T. Gender | Teacher Age | TP Degree | Location of School |
---|---|---|---|
Female | 41 | y | rur |
Female | 35 | y | ur |
Female | 41 | n | rur |
Female | 26 | y | ur |
Female | 55 | n | ur |
Female | 32 | n | ur |
Female | 28 | y | rur |
Female | 25 | y | rur |
Female | 35 | y | ur |
Female | 24 | y | rur |
Female | 56 | n | ur |
Female | 48 | n | ur |
Female | 43 | n | ur |
Male | 36 | y | rur |
Female | 28 | y | rur |
Female | 29 | y | ur |
Female | 36 | n | ur |
Male | 45 | n | ur |
Male | 58 | n | ur |
Table 2: Imported data in rapid miner (b).
After the data uploading process a model for prediction is designed and the required algorithms are selected. The algorithms are Naïve Bayesian, Random forest, support vector machine and deep learning. All of these selected algorithms are suitable for textual mining and prediction. The results are created using the rapid minder tool and results for each algorithm is taken [36-40].
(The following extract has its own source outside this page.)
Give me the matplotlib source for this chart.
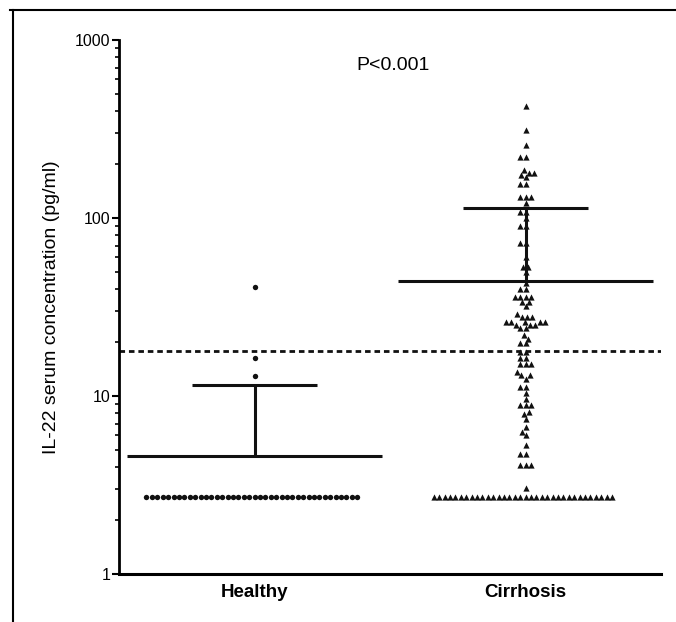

Naive Bayesian: Prediction of Naive Bayesian is shown in Figure 1.
Random Forest: Prediction of Random Forest is shown in Figure 2.
Support Vector Machine: Prediction of Support Vector Machine is shown in Figure 3.
Random Forest: Prediction of Random Forest is shown in Figure 4.
Comparison and Accuracy of selected Algorithms is shown in Tables 3 and 4.
Name of Algorithm | Supported Attributes | Not supported Attributes |
---|---|---|
Naive Bayesian | T.PDegree, Attendance, T.Gender, T. Age | Gender of student, location of schools, age of student |
Random Forest | Attendance, T. Gender, T.PDegree, Marks | Age of the student |
Support Vector Machine | Marks, T. Age, T.Gender, Attendance, Gender of student | Location of the school, age of the student |
Deep Learning | T.PDegree, T.Age, Attendance, T.Gender | Marks, location of the school, age of the student. |
Table 3: Relevant features in prediction of each algorithms and not supported features
Name of Algorithms | Accuracy |
---|---|
Naive Bayesian | 75% |
Random Forest | 67% |
Support Vector Machine | 73% |
Deep Learning | 77% |
Table 4: Accuracy level of each algorithm
Education data mining is adaptive application which is widely being used in education sector to improve the quality of education by analyzing and predicting the performance of student on large scale. In this research paper the data of students, teachers and schools of government primary school is collected from various districts of Punjab either in rural areas or urban areas of both male and female schools. The data is sorted and only required features related to the teacher, student and school are selected. The features contain round about eight hundred entries and same entries for the testing. The data is analyzed and predicted using the rapid miner tools by applying the four algorithms. The algorithms are Naive Bayesian, random forest, support vector machine and deep learning. From these algorithms, the results are produced from the results it can observed that the teacher degree, age and attendance of the student are greatly impact on the performance of the student which is retention in this case. On factors of the institutes can be analyzed such as parent attributes or class room attributes in future as a future work.